Schwarze Lederklamotten an, „Highway to hell“ auf den Lippen und dann durch die Landschaft schüsseln – dieses Szenario hört sich für viele nach Paradies an. Menschen, die derart leidenschaftlich mit ihrem Motorrad verbunden sind, müssen ab jetzt auch auf ihrer allerletzten Fahrt nicht auf das geliebte Zweirad verzichten. Warum auch? Die letzten Meter über der Erde, um unter die Erde zu kommen, müssen ja nicht immer mit einem schnöden Bestattungsauto erledigt werden. Es geht auch mit einem Bestattungsmotorrad und das deutschlandweit.

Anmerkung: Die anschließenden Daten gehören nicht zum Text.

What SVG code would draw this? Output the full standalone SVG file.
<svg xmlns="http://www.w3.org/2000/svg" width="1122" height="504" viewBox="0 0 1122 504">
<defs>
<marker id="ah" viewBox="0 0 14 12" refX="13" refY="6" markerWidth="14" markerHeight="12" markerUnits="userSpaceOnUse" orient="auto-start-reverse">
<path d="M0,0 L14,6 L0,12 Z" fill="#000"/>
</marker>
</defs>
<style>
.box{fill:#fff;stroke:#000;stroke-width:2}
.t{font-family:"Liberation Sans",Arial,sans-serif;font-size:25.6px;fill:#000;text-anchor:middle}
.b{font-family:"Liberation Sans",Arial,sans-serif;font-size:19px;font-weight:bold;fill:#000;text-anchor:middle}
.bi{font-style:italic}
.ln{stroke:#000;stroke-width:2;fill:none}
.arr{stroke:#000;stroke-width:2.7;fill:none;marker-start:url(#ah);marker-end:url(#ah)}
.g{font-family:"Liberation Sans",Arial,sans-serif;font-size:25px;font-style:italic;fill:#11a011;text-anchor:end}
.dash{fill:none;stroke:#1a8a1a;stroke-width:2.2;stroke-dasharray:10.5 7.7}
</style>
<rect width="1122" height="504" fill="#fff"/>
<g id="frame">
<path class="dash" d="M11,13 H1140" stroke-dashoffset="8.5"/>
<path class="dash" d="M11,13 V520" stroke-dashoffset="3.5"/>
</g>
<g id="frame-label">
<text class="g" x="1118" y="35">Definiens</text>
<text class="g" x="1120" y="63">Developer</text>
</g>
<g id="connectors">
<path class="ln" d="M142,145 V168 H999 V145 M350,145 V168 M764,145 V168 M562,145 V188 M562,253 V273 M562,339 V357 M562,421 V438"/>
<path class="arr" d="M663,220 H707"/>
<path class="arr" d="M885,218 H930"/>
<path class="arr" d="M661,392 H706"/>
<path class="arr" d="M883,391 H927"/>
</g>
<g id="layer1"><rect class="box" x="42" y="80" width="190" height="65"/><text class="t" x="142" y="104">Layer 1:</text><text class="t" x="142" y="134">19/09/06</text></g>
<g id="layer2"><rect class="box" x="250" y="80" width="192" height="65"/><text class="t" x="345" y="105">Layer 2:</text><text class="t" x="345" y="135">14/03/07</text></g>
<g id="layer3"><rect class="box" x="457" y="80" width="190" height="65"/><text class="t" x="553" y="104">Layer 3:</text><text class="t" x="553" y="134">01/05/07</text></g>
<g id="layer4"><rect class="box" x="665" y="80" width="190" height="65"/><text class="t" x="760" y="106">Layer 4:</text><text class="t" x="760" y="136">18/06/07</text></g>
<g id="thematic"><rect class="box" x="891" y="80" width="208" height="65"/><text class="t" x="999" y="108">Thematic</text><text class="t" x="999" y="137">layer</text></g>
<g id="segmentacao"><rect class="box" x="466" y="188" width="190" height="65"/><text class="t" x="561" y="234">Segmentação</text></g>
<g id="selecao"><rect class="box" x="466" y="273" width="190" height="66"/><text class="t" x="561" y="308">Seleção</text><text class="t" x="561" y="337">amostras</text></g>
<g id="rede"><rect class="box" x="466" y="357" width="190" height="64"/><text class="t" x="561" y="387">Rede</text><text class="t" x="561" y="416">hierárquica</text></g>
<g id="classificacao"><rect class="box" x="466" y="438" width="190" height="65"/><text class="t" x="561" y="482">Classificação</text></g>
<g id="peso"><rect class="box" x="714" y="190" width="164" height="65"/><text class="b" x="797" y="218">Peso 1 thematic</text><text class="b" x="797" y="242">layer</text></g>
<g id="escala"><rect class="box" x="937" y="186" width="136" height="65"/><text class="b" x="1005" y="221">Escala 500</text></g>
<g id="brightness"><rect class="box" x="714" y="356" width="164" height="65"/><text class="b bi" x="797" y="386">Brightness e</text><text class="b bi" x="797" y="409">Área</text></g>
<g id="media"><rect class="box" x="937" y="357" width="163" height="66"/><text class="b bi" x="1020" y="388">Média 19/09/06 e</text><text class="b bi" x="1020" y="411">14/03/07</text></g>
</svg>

Jörg Grossmann sieht auf den ersten Blick nicht wie ein Schwiegermutterschreck aus. All die Vorurteile, die sich hartnäckig über Motorradfahrer halten, bedient er nicht. Ganz im Gegenteil. Er möchte einfach nur einen würdevollen letzten irdischen Weg anbieten – für jene, die zu Lebzeiten gerne Motorrad fuhren. Nicht mehr und nicht weniger.
Auf die Idee für sein Unternehmen kam er in den USA, als er der Beerdigung eines Bikers beiwohnte. Er fand das toll und meinte, dass es das auch in Deutschland geben müsste. Viele Planungen und eine Menge Geld später nannte er den Umbau eines straßentauglichen Motorrades mit Beiwagen sein Eigen. Im von außen gut einsehbaren Beiwagen können damit Särge transportiert werden, Urnen selbstverständlich auch. Natürlich wird der Wagen auch geschmückt und hergerichtet. Eigentlich ist (fast) alles so, wie man es auch von Bestattungsautos kennt.
Motorrad und Tod sind ein enges Gespann
Dass Motorradfahren und Tod eng miteinander zusammenhängen ist eine zu bedauernde Tatsache. Fahrer von Zweirädern sind bei Unfällen immer mehr gefährdet als Insassen von Autos und das ganz unabhängig davon, wer den Unfall verursacht hat. In Deutschland verunglückten in den letzten Jahren zwischen 26.000 und 34.000 Motorradfahrer in zwölf Monaten, rund 630 bis 800 starben hierbei. Glücklicherweise nehmen die Zahlen mit jedem Jahr ab.
Aber Jörg Grossmann hat primär nicht diese Fahrer im Kopf. Als er seine Firma im hessischen Usingen aufbaute, ging es ihm um alle Motorradfans. Denn viele Menschen fahren Motorrad, ohne zu verunglücken und sind ihrem Gefährt ein Leben lang verbunden. Und nun kann diese Liebe über den Tod hinaus gepflegt werden. Denn mittlerweile ist auch bekannt: Je passender eine Beerdigung ausgerichtet werden kann, um so besser können die Hinterbliebenen mit dem Verlust leben. Individuelle Lösungen sind hier also keine Spielwiese für überspannte PS-Jünger, sondern auch Lebenshilfe.
Das sehen Kritiker naturgemäß anders. Nicht jedem gefällt der verglaste Seitenwagen, er sei nicht traditionell genug und dem Anlass nicht angemessen. Nun ja, das kann man so und so sehen.
Bestattungen mit dem Motorrad in ganz Deutschland möglich
Im Februar 2012 fuhr das Bestattungsmotorrad seine Jungfernfahrt in Düsseldorf, längst gibt es Kooperationen mit Bestattern in vielen deutschen Großstädten. Prinzipiell kann man sich aber in ganz Deutschland für ein Motorrad für den letzten Weg entscheiden. Das örtliche Bestattungsunternehmen übernimmt dabei alle nötigen Schritte, für die Überführung des Verstorbenen wird dann das Motorrad zusätzlich gebucht. Dieses wird dazu mittels Auto und Spezialanhänger vom Taunus zum Sterbeort gebracht. Das erklärt auch die höheren Kosten: Die letzte Fahrt mit dem Zweirad kostet rund 1200 Euro, ein Auto gibt es schon ab 200 Euro. Dafür ist aber nach Absprache auch ein Umweg drin. Und wer wird nicht zugeben, dass eine Fahrt über die Köhlbrandbrücke, entlang des Rheins oder auf der Straße Unter den Linden mit dem Motorrad ein unvergleichliches Erlebnis ist? Auch wenn es die letzte Fahrt ist.